First of all I point out that if $X$ and $Y$ are two sets then the set $Y^X$ is the set of all function from $X$ to $Y$.
So in the text Introduction to Set Theory by Karel Hrbacek and Thomas Jech it is proved the following alternative version of the recursion theorem.
Theorem 3.5
For any set $S$ and any function $g:\bigcup_{n\in\Bbb N}S^n\rightarrow S$ there exists a unique sequence $f:\Bbb N\rightarrow S$ such that $$ f(n)=g(f|_n) $$ for all $n\in\Bbb N$
So using this result the same text proves that if $f:X\rightarrow Y$ is a function defined in a finite set then its immage $f[X]$ is finite too.
Theorem 2.5
If $X$ is a finite set and $f$ is a function, the $f[X]$ is finite. Moreover, $|f[X]|\le|X| $
Proof.

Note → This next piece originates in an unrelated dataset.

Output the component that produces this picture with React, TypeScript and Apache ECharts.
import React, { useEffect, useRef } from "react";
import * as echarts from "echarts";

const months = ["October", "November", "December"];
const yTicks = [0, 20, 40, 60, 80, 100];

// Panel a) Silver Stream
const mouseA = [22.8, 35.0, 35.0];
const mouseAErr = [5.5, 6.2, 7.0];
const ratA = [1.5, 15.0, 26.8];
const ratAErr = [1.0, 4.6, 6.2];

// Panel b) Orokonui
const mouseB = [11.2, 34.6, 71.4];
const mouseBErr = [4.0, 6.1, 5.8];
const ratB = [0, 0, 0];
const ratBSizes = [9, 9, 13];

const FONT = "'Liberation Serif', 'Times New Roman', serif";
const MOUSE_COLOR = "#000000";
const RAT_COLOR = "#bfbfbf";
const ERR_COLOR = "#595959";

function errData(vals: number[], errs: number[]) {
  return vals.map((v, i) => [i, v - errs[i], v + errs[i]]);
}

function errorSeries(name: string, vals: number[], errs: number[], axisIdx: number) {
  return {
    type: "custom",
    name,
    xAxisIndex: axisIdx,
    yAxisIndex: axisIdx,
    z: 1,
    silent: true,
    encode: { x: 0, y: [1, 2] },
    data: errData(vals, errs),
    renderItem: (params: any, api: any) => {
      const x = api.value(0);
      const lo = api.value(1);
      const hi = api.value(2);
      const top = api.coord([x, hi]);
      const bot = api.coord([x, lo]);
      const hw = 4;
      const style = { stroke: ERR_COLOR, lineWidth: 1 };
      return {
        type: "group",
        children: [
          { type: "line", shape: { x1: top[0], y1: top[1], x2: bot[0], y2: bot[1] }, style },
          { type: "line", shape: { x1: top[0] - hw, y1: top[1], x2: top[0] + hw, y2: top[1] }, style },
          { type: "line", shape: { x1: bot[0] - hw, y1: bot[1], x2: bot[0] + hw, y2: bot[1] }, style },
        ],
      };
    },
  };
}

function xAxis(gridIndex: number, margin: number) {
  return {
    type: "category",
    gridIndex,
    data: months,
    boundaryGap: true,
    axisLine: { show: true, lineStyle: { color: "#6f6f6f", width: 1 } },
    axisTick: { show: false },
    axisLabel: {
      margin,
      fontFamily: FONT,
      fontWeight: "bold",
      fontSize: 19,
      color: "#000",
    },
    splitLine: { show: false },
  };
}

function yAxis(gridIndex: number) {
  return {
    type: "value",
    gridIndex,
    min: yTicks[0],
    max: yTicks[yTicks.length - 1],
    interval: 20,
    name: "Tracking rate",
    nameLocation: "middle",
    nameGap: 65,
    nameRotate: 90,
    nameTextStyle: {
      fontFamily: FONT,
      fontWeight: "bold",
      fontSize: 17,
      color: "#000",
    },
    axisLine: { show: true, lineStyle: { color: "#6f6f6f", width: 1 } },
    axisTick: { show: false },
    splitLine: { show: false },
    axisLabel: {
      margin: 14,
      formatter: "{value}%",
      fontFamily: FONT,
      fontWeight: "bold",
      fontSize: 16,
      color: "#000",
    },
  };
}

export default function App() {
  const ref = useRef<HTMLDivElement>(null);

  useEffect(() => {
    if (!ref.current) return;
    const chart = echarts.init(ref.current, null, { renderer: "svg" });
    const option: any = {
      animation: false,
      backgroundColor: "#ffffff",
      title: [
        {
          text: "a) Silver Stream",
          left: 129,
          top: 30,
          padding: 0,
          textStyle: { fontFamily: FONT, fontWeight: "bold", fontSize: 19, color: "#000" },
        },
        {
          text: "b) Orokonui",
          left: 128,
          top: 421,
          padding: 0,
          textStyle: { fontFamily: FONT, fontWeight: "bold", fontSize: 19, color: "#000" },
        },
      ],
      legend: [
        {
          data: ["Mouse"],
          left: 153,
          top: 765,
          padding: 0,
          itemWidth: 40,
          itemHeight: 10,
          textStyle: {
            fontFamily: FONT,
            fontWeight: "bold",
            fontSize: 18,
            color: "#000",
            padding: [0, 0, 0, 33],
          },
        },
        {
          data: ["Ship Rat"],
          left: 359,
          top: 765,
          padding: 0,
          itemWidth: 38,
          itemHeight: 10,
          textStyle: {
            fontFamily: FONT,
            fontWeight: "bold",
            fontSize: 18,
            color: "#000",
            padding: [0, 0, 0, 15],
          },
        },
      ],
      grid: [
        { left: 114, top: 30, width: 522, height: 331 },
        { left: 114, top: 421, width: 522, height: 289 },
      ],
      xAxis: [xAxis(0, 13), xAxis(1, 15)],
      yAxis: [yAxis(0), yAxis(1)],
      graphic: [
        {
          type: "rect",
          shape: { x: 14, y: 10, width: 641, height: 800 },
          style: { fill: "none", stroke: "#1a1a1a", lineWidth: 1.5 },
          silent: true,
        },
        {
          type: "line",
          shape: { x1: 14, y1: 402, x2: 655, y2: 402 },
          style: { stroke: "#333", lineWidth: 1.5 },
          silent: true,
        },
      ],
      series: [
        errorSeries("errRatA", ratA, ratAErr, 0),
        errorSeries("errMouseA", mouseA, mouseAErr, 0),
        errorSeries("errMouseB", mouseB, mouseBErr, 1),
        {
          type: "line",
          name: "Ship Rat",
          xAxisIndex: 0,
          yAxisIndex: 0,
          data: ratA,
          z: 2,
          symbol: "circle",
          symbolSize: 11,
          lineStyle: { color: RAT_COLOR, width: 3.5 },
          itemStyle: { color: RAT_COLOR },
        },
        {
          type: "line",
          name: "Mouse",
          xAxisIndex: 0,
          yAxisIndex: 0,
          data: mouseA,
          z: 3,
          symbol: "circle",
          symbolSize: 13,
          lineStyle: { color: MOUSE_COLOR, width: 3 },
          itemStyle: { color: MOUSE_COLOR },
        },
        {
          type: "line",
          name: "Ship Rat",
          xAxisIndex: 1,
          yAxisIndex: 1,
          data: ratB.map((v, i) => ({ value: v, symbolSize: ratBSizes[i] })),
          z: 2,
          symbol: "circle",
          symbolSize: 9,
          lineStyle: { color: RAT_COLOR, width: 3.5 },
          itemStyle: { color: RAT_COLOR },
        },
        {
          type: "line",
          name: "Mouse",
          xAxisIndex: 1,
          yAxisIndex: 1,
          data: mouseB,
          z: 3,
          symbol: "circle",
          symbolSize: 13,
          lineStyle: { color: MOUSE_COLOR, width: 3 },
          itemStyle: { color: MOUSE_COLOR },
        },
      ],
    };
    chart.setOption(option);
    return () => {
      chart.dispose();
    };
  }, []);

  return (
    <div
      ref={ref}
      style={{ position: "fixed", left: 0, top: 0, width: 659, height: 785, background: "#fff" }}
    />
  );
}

Let $X=\{x_0,\dots,x_{n-1}\}$. Again, we use recursion to construct a finite one-to-one sequence whose range is $f[X]$. Actually, here we use the version with $f(n+1)=g(f|_n)$. We ask the reader to supply the details; the construction goes as follows: $$ k_0:=0\\ k_{i+1}:=\min\{k\in(k_i,n):f(x_k)\neq f(x_{k_j})\,\forall j\le i\}\,\,\text{provided it exists} $$ so tha tif $y_i=f(x_{k_i})$ then $$ f[X]=\{y_0,\dots,y_{m-1}\} $$ for some $m\le n$
So unfortunately I did not able to use the theorem $3.5$ to prove the theorem $2.5$ so that I thought to put a specific question where I ask to show how use it. So could anyone help me, please?